Bourse de Commerce the Pinault Art Collection
14
Aug 2023

Paris, the city of lights and love.

I've been in Paris enjoying the summer visiting boutiques, and galleries, exploring new neighborhoods, and enriching my creative spirit by visiting some of the most exciting art foundations in the world. I felt it was important to share these visits because this is what makes traveling so special and of course, memorable.

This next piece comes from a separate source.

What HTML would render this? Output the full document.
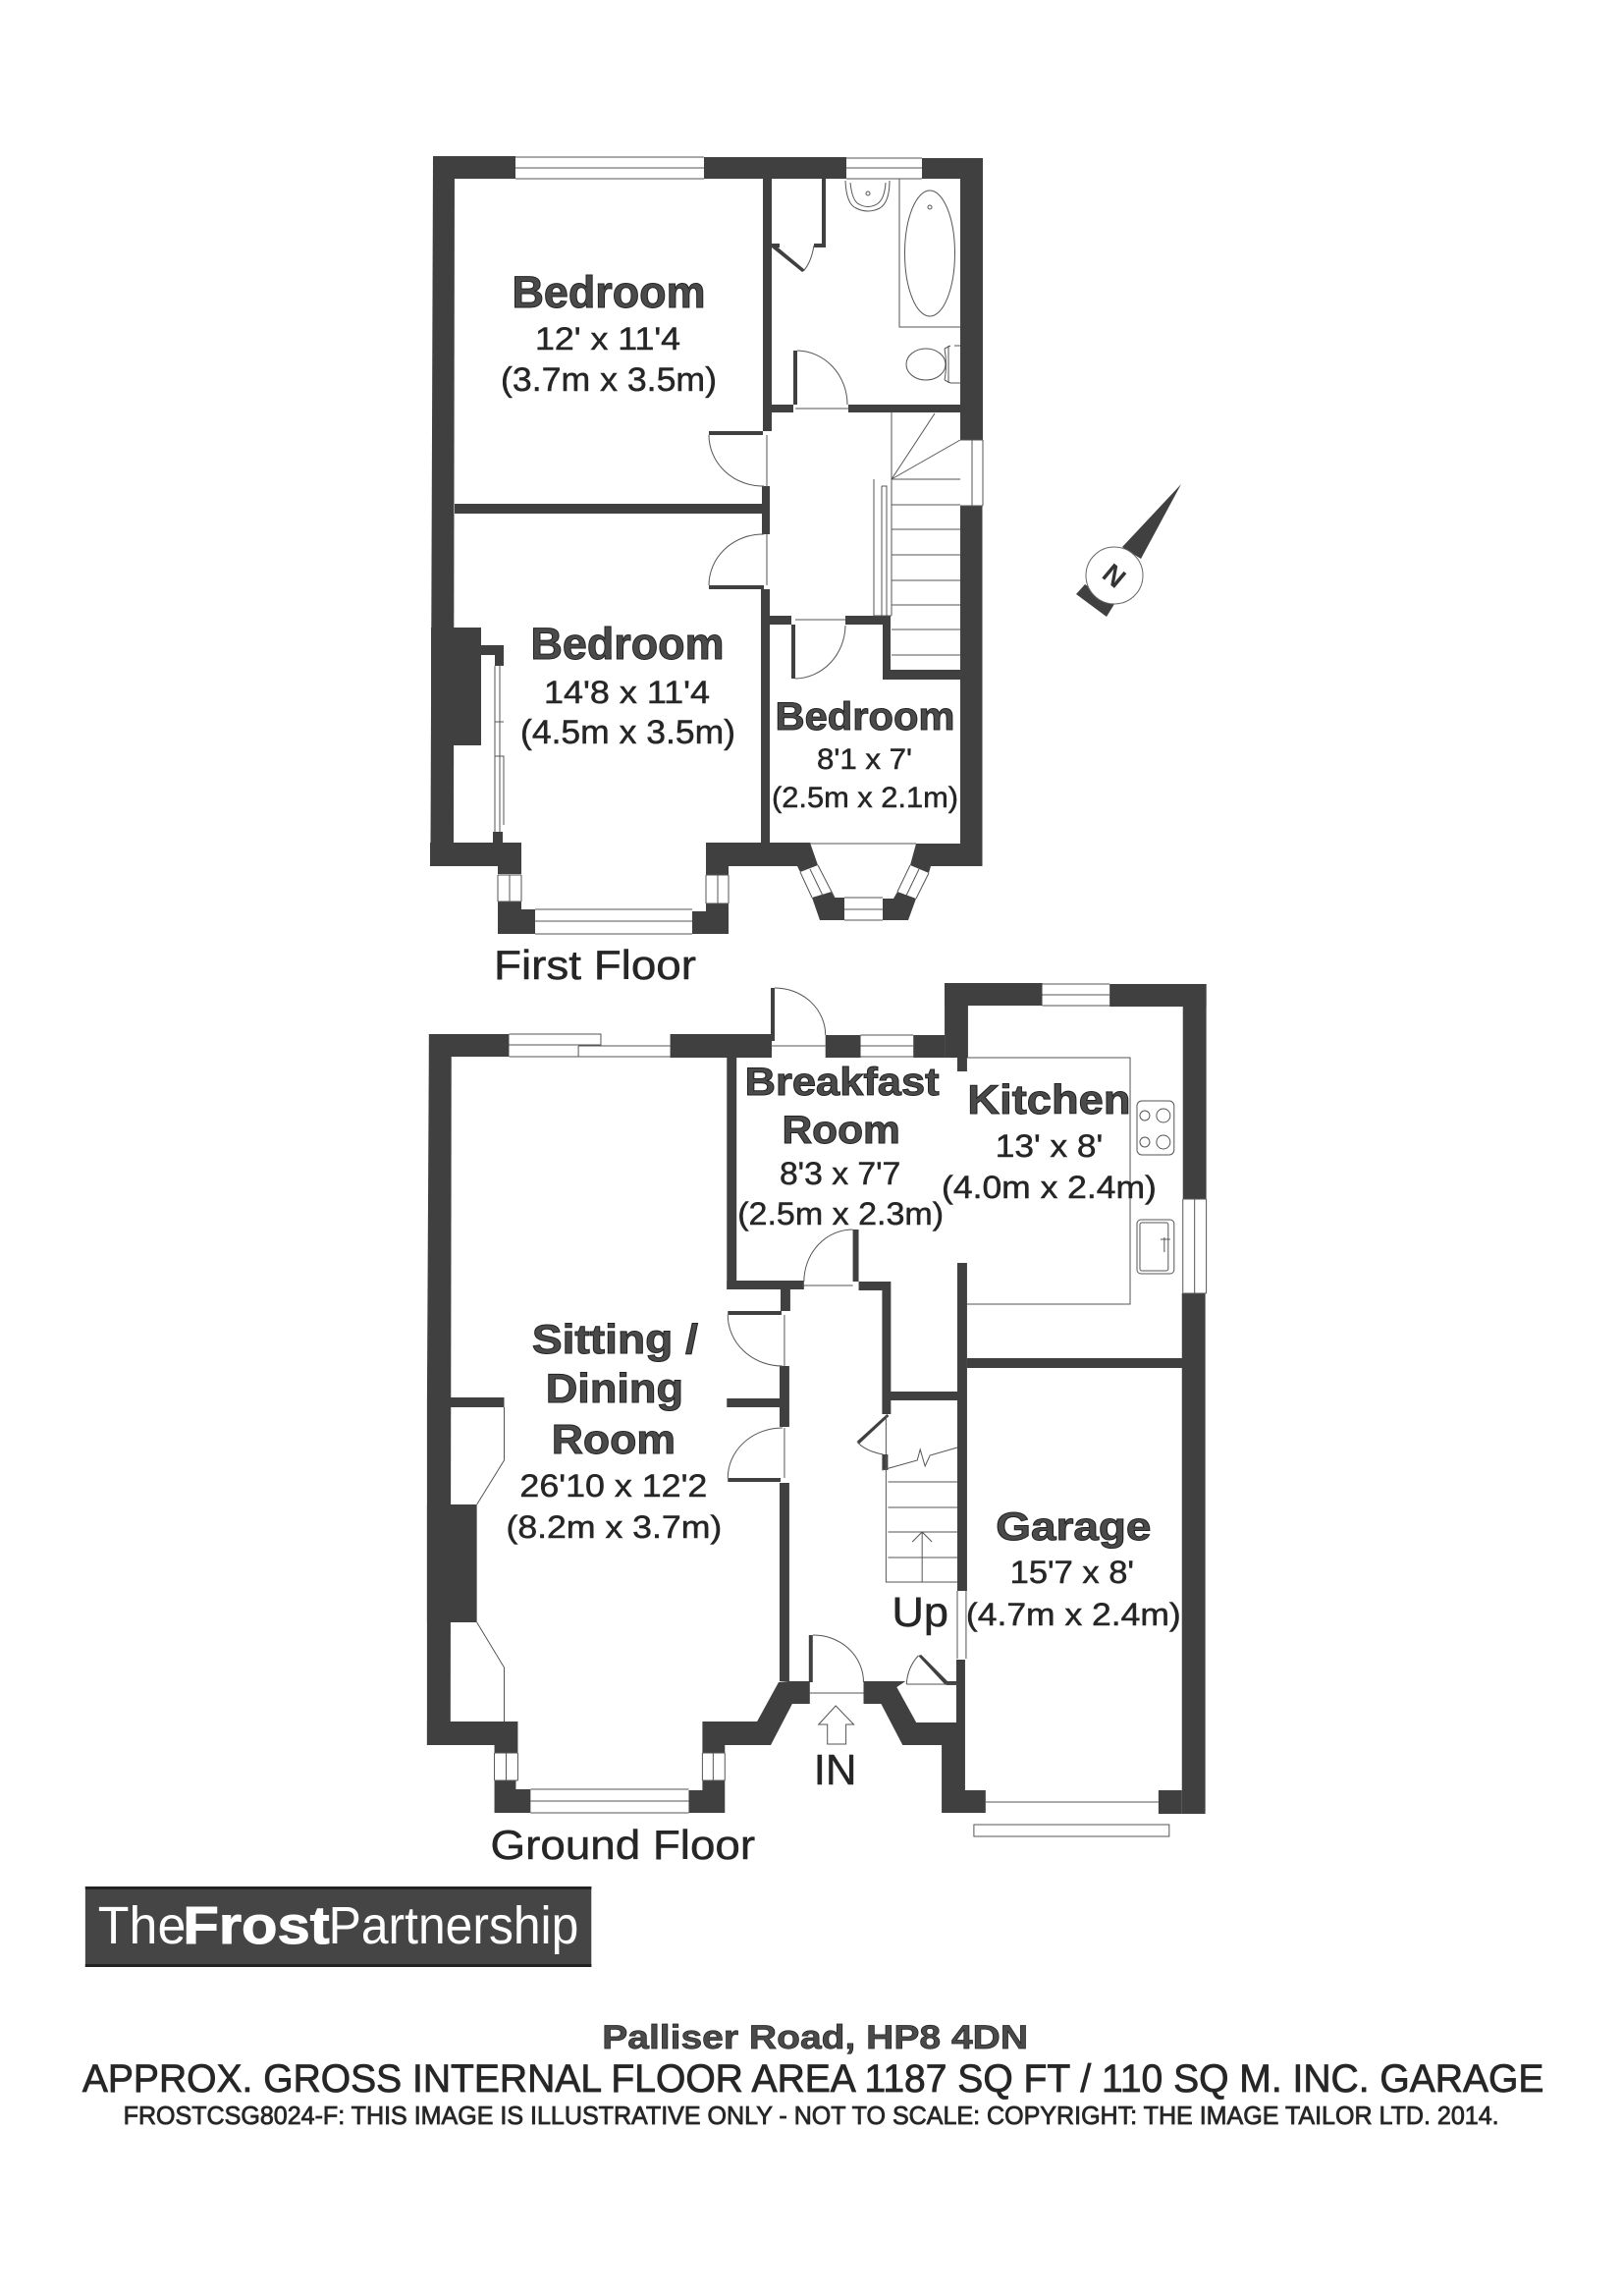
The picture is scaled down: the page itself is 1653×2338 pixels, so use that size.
<!DOCTYPE html>
<html><head><meta charset="utf-8"><title>Palliser Road floor plan</title>
<style>
html,body{margin:0;padding:0;background:#fff}
svg{display:block}
text{font-family:"Liberation Sans",Arial,sans-serif}
.w{fill:#404040}
.t{fill:none;stroke:#555;stroke-width:1}
.b{font-weight:bold;fill:#4a4a4a;stroke:#222;stroke-width:1}
.r{fill:#262626;stroke:#262626;stroke-width:.5}
</style></head><body>
<svg xmlns="http://www.w3.org/2000/svg" width="1653" height="2338" viewBox="0 0 1653 2338">
<rect width="1653" height="2338" fill="#fff"/>

<!-- FIRST FLOOR walls -->
<g class="w">
<rect x="441" y="159" width="84" height="23"/>
<rect x="717" y="160" width="145" height="22"/>
<rect x="939" y="161" width="62" height="21"/>
<polygon points="441,159 463,159 462,859 438.500,882 438.500,859"/>
<rect x="439" y="639" width="51" height="120"/>
<rect x="978" y="161" width="23" height="287"/>
<rect x="978" y="515" width="22.500" height="367"/>
<rect x="777" y="182" width="9" height="257"/>
<rect x="837" y="182" width="4" height="70"/>
<rect x="786" y="248" width="8" height="4"/>
<rect x="829" y="248" width="12" height="4"/>
<rect x="784" y="412" width="24" height="8"/>
<rect x="864" y="412" width="114" height="8"/>
<rect x="808" y="357" width="4" height="55"/>
<rect x="722" y="439" width="55" height="4"/>
<rect x="776" y="495" width="8" height="49"/>
<rect x="463" y="513" width="313" height="10"/>
<rect x="722" y="596" width="56" height="4"/>
<rect x="775" y="600" width="9" height="260"/>
<rect x="784" y="627" width="22" height="9"/>
<rect x="861" y="627" width="46" height="9"/>
<rect x="806" y="636" width="4" height="55"/>
<rect x="899" y="627" width="8" height="65"/>
<rect x="899" y="682" width="79" height="10"/>
<rect x="490" y="657" width="23" height="10"/>
<rect x="504" y="667" width="9" height="11"/>
<rect x="502" y="847" width="10" height="12"/>
<polygon points="438,858 531,858 531,890 507,890 507,882 438,882"/>
<polygon points="507,918 531,918 531,926 545,926 545,951 507,951"/>
<polygon points="705,951 705,928 719,928 719,920 742,920 742,951"/>
<polygon points="719,858 825,858 833,881 815,888 812,882 742,882 742,891 719,891"/>
<polygon points="827,914 847,908 850,914 860,914 860,937 835,937"/>
<polygon points="899,915 910,915 914,908 933,915 925,937 899,937"/>
<polygon points="933,859 978,859 1000.500,859 1000.500,882 948,882 946,889 927,881"/>
<polygon points="786,252 790,250 820,275 817,277" />
</g>
<!-- first floor thin lines -->
<g class="t">
<path d="M525 160H717M525 182H717M525 171H717"/>
<path d="M862 161H939M862 182H939M862 171H939"/>
<path d="M781 443V495M781 544V596"/>
<path d="M722 443A55 52 0 0 0 778 495"/>
<path d="M722 596A55 52 0 0 1 778 544"/>
<path d="M812 357A52 55 0 0 1 863 412"/>
<path d="M810 691A52 55 0 0 0 861 637"/>
<path d="M829 250Q826 268 818 276"/>
<path d="M810 416H864M810 631H861"/>
<path d="M916 182V333H978"/>
<ellipse cx="947" cy="258" rx="25.500" ry="64"/>
<circle cx="947" cy="211" r="2"/>
<path d="M861 184Q862 208 872 212Q884 218 896 212Q906 206 906 184"/>
<path d="M866 186Q868 205 875 208Q884 213 893 208Q901 203 902 186"/>
<circle cx="884" cy="197" r="2"/>
<ellipse cx="943" cy="371" rx="20" ry="16"/>
<path d="M962 355Q965 371 962 387M962 355L968 352M962 387L968 390H978M966 352V390M978 352H972"/>
<path d="M908 420V488M908 488L952 421M908 488L978 448M908 488H978"/>
<path d="M890 488V627H908M908 488V627"/>
<path d="M898 495H903V627M898 495V627"/>
<path d="M908 514H978M908 539H978M908 565H978M908 591H978M908 616H978M908 641H978M908 667H978"/>
<path d="M978 448H1001M1001 448V515M978 515H1001M990 448V515"/>
<path d="M504 678V847M509 678V847M504 770H513V840M504 735H513"/>
<path d="M507 891H531M507 918H531M507 891V918M531 891V918M519 891V918"/>
<path d="M719 891H742M719 920H742M719 891V920M742 891V920M731 891V920"/>
<path d="M545 926H705M545 951H705M545 938H705"/>
<path d="M825 859H933"/>
<path d="M815 888L827 914M833 881L850 914M825 885L838 912"/>
<path d="M927 881L914 908M946 889L933 915M936 885L923 912"/>
<path d="M860 914H899M860 937H899M860 926H899"/>
</g>

<!-- GROUND FLOOR -->
<g transform="translate(420 0) scale(.9946 1) translate(-420 0)">
<g class="w">
<rect x="437" y="1053" width="82" height="23"/>
<polygon points="437,1053 460,1053 459,1760 435,1777 435,1423"/>
<rect x="435" y="1532" width="51" height="120"/>
<polygon points="459,1423 514,1423 514,1433 459,1433"/>
<polygon points="435,1753 528,1753 528,1785 504,1785 504,1777 435,1777"/>
<polygon points="504,1813 526,1813 526,1822 541,1822 541,1846 504,1846"/>
<polygon points="703,1823 717,1823 717,1813 740,1813 740,1846 703,1846"/>
<polygon points="717,1785 740,1785 740,1777 787,1777 809,1735 827,1735 827,1712 805,1712 795,1713 773,1753 717,1753"/>
<rect x="684" y="1053" width="104" height="24"/>
<rect x="787" y="1006" width="4" height="54"/>
<rect x="843" y="1054" width="36" height="23"/>
<rect x="933" y="1054" width="32" height="23"/>
<rect x="965" y="1001" width="24" height="76"/>
<rect x="978" y="1077" width="10" height="14"/>
<rect x="965" y="1001" width="100" height="23"/>
<rect x="1134" y="1002" width="99" height="23"/>
<rect x="1209" y="1002" width="24" height="219"/>
<rect x="1208" y="1317" width="24" height="530"/>
<rect x="742" y="1077" width="10" height="236"/>
<rect x="742" y="1304" width="79" height="9"/>
<rect x="797" y="1313" width="10" height="22"/>
<rect x="743" y="1335" width="55" height="4"/>
<rect x="796" y="1391" width="10" height="62"/>
<rect x="742" y="1424" width="55" height="9"/>
<rect x="743" y="1505" width="54" height="4"/>
<rect x="796" y="1510" width="10" height="202"/>
<rect x="871" y="1252" width="6" height="53"/>
<rect x="877" y="1305" width="33" height="9"/>
<rect x="901" y="1314" width="9" height="126"/>
<rect x="909" y="1417" width="70" height="9"/>
<rect x="978" y="1286" width="10" height="334"/>
<rect x="988" y="1383" width="221" height="10"/>
<rect x="901" y="1481" width="6" height="16"/>
<rect x="826" y="1665" width="4" height="48"/>
<polygon points="882,1712 925,1712 916,1718 936,1754 977,1754 977,1690 986,1690 986,1823 1007,1823 1007,1846 962,1846 962,1777 922,1777 900,1735 882,1735"/>
<rect x="1184" y="1823" width="24" height="24"/>
<polygon points="906,1440 908,1442 878,1470 875,1468"/>
<polygon points="938,1686 941,1685 969,1713 966,1716"/>
<rect x="967" y="1712" width="11" height="4"/>
</g>
<g class="t">
<path d="M519 1053H613V1064H519M519 1076H684M590 1065H684M590 1065V1076M613 1053V1065"/>
<path d="M791 1006A52 48 0 0 1 843 1054"/>
<path d="M787 1065H843"/>
<path d="M879 1054H933M879 1076H933M879 1065H933"/>
<path d="M1065 1002H1134M1065 1024H1134M1065 1013H1134"/>
<path d="M1209 1221H1233M1209 1317H1233M1209 1221V1317M1233 1221V1317M1221 1221V1317"/>
<path d="M988 1077H1155V1328H988"/>
<rect x="1162" y="1121" width="38" height="55" rx="5"/>
<circle cx="1170" cy="1136" r="5"/><circle cx="1189" cy="1136" r="7"/>
<circle cx="1170" cy="1163" r="5"/><circle cx="1189" cy="1163" r="7"/>
<rect x="1162" y="1242" width="38" height="55" rx="4"/>
<rect x="1165" y="1245" width="29" height="49" rx="2"/>
<path d="M1186 1262H1196M1190 1260V1275"/>
<path d="M821 1305A50 53 0 0 1 871 1252"/>
<path d="M821 1309H871"/>
<path d="M743 1339A56 52 0 0 0 799 1391"/>
<path d="M801 1339V1391M801 1454V1505"/>
<path d="M743 1505A56 51 0 0 1 799 1454"/>
<path d="M514 1433V1487L486 1532M486 1652L514 1698V1753"/>
<path d="M830 1665A51 48 0 0 1 882 1713"/>
<path d="M826 1724H882"/>
<path d="M876 1469Q885 1478 902 1481"/>
<path d="M938 1686Q927 1698 926 1715M926 1715H978"/>
<path d="M905 1441V1611H978"/>
<path d="M907 1509H978M907 1535H978M907 1560H978M907 1586H978"/>
<path d="M901 1497L937 1487L940 1476L945 1493L950 1482L978 1474"/>
<path d="M942 1560V1611M932 1570L942 1560L952 1570"/>
<path d="M978 1620V1689M987 1620V1689"/>
<path d="M836 1756L853.500 1737L872 1756H864V1776H845V1756Z"/>
<path d="M504 1785H528M504 1813H528M504 1785V1813M528 1785V1813M516 1785V1813"/>
<path d="M717 1785H740M717 1813H740M717 1785V1813M740 1785V1813M728 1785V1813"/>
<path d="M541 1822H703M541 1846H703M541 1834H703"/>
<path d="M1007 1835H1184"/>
<rect x="995" y="1858" width="200" height="12"/>
</g>
<text class="b" x="760.500" y="1115" font-size="40" textLength="199" lengthAdjust="spacingAndGlyphs">Breakfast</text>
<text class="b" x="798.500" y="1164" font-size="40" textLength="121" lengthAdjust="spacingAndGlyphs">Room</text>
<text class="r" x="796" y="1206" font-size="32" textLength="124" lengthAdjust="spacingAndGlyphs">8'3 x 7'7</text>
<text class="r" x="753" y="1247" font-size="32" textLength="211" lengthAdjust="spacingAndGlyphs">(2.5m x 2.3m)</text>
<text class="b" x="988.500" y="1134" font-size="42" textLength="167" lengthAdjust="spacingAndGlyphs">Kitchen</text>
<text class="r" x="1017" y="1178" font-size="32" textLength="110" lengthAdjust="spacingAndGlyphs">13' x 8'</text>
<text class="r" x="962" y="1220" font-size="32" textLength="220" lengthAdjust="spacingAndGlyphs">(4.0m x 2.4m)</text>
<text class="b" x="542.500" y="1378" font-size="42" textLength="170" lengthAdjust="spacingAndGlyphs">Sitting /</text>
<text class="b" x="556.500" y="1428" font-size="42" textLength="141" lengthAdjust="spacingAndGlyphs">Dining</text>
<text class="b" x="562.500" y="1480" font-size="42" textLength="127" lengthAdjust="spacingAndGlyphs">Room</text>
<text class="r" x="530" y="1524" font-size="32" textLength="192" lengthAdjust="spacingAndGlyphs">26'10 x 12'2</text>
<text class="r" x="516" y="1566" font-size="32" textLength="221" lengthAdjust="spacingAndGlyphs">(8.2m x 3.7m)</text>
<text class="b" x="1017.500" y="1568" font-size="40" textLength="159" lengthAdjust="spacingAndGlyphs">Garage</text>
<text class="r" x="1032" y="1612" font-size="32" textLength="127" lengthAdjust="spacingAndGlyphs">15'7 x 8'</text>
<text class="r" x="987" y="1655" font-size="32" textLength="220" lengthAdjust="spacingAndGlyphs">(4.7m x 2.4m)</text>
<text class="r" x="911" y="1656" font-size="43" textLength="58" lengthAdjust="spacingAndGlyphs">Up</text>
<text class="r" x="831" y="1817" font-size="44" textLength="44" lengthAdjust="spacingAndGlyphs">IN</text>
<text class="r" x="500" y="1893" font-size="42" textLength="271" lengthAdjust="spacingAndGlyphs">Ground Floor</text>
</g>

<!-- Compass -->
<polygon points="1203,493 1143,557 1162,569" fill="#404040"/>
<polygon points="1105,595 1096,605 1127,628 1135,615" fill="#404040"/>
<circle cx="1135" cy="586" r="29" fill="#fff" stroke="#666" stroke-width="1"/>
<text x="0" y="0" transform="translate(1135 586) rotate(40)" font-size="28" font-weight="bold" text-anchor="middle" dy="10" fill="#333">N</text>

<!-- First floor labels -->
<g>
<text class="b" x="521.500" y="313" font-size="45" textLength="197" lengthAdjust="spacingAndGlyphs">Bedroom</text>
<text class="r" x="545" y="356" font-size="32" textLength="148" lengthAdjust="spacingAndGlyphs">12' x 11'4</text>
<text class="r" x="510" y="398" font-size="34" textLength="220" lengthAdjust="spacingAndGlyphs">(3.7m x 3.5m)</text>
<text class="b" x="540.500" y="671" font-size="45" textLength="197" lengthAdjust="spacingAndGlyphs">Bedroom</text>
<text class="r" x="554" y="716" font-size="32" textLength="169" lengthAdjust="spacingAndGlyphs">14'8 x 11'4</text>
<text class="r" x="530" y="757" font-size="34" textLength="219" lengthAdjust="spacingAndGlyphs">(4.5m x 3.5m)</text>
<text class="b" x="789.500" y="743" font-size="40" textLength="183" lengthAdjust="spacingAndGlyphs">Bedroom</text>
<text class="r" x="832" y="783" font-size="30" textLength="97" lengthAdjust="spacingAndGlyphs">8'1 x 7'</text>
<text class="r" x="786" y="822" font-size="30" textLength="190" lengthAdjust="spacingAndGlyphs">(2.5m x 2.1m)</text>
<text class="r" x="503" y="997" font-size="42" textLength="206" lengthAdjust="spacingAndGlyphs">First Floor</text>
</g>

<!-- Logo and footer -->
<g transform="translate(60 0) scale(.995 1) translate(-60 0)">
<rect x="87" y="1921" width="518" height="82" fill="#454545"/>
<rect x="87" y="1921" width="518" height="3" fill="#222"/>
<rect x="87" y="2000" width="518" height="3" fill="#222"/>
<text x="100" y="1979" font-size="54" fill="#fff" textLength="90" lengthAdjust="spacingAndGlyphs">The</text>
<text x="187" y="1979" font-size="54" font-weight="bold" fill="#fff" stroke="#fff" stroke-width="1" textLength="150" lengthAdjust="spacingAndGlyphs">Frost</text>
<text x="336" y="1979" font-size="54" fill="#fff" textLength="256" lengthAdjust="spacingAndGlyphs">Partnership</text>
<text class="b" x="616" y="2086" font-size="34" textLength="436" lengthAdjust="spacingAndGlyphs" style="stroke-width:.7">Palliser Road, HP8 4DN</text>
<text class="r" x="84" y="2130" font-size="40" textLength="1496" lengthAdjust="spacingAndGlyphs" style="stroke-width:.8">APPROX. GROSS INTERNAL FLOOR AREA 1187 SQ FT / 110 SQ M. INC. GARAGE</text>
<text class="r" x="126" y="2163" font-size="26" textLength="1408" lengthAdjust="spacingAndGlyphs" style="stroke-width:.8">FROSTCSG8024-F: THIS IMAGE IS ILLUSTRATIVE ONLY - NOT TO SCALE: COPYRIGHT: THE IMAGE TAILOR LTD. 2014.</text>
</g>
</svg>
</body></html>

The Pinault Collection is housed in the Bourse de Commerce building, close to the Louvre. Named for the impressive 10,000-piece private collection of contemporary greats from arts patron and billionaire François Pinault (founder of Kering-husband to Salma Hayek), the domed building was restored by the award-winning Japanese architect Tadao Ando over the course of a decade. The space is majestic.

The vision is to highlight the works from Pinault's own collection, primarily contemporary work: paintings, sculptures, photographs, and objects by notable artists such as Cy Twombly, Cindy Sherman, Damien Hirst, Jeff Koons, and hundreds more. The museum’s goal is not to have a standard permanent collection but instead, what you’ll see on a visit is ever-rotating pieces from the collection and temporary exhibits that feature an infinite diversity of work.

Current Exhibition: Avant L'Orage


Against the backdrop of the climate crisis, in the urgency of the present, before the storm breaks again, the artists in the exhibition invent unusual ecosystems that contain new seasons.
In the other spaces, a display from the Pinault Collection supports this birth of a new cycle of seasons in the making, of mutating ecosystems, of micro-territories in gestation, bathed in a light approaching a mutating climatic dusk. Hicham Berrada’s Présage, which immerses the visitor in a landscape in the throes of transformation, makes us aware of the beauty of a world without us. Diana Thater’s Chernobyl takes us into an irradiated landscape, an apocalyptic theatre, while Pierre Huyghe’s film follows the movements of a monkey wearing a human mask, abandoned in the outskirts of Fukushima. Robert Gober’s Waterfall depicts a trompe l’oeil nature from which we are irretrievably separated, while Pierre Huyghe’s Untilled (a play on the words “untitled” and “uncultivated”) recreates the world as experienced by non-humans, from dogs to insects, in a compost committed to new possibilities for fertilising the world.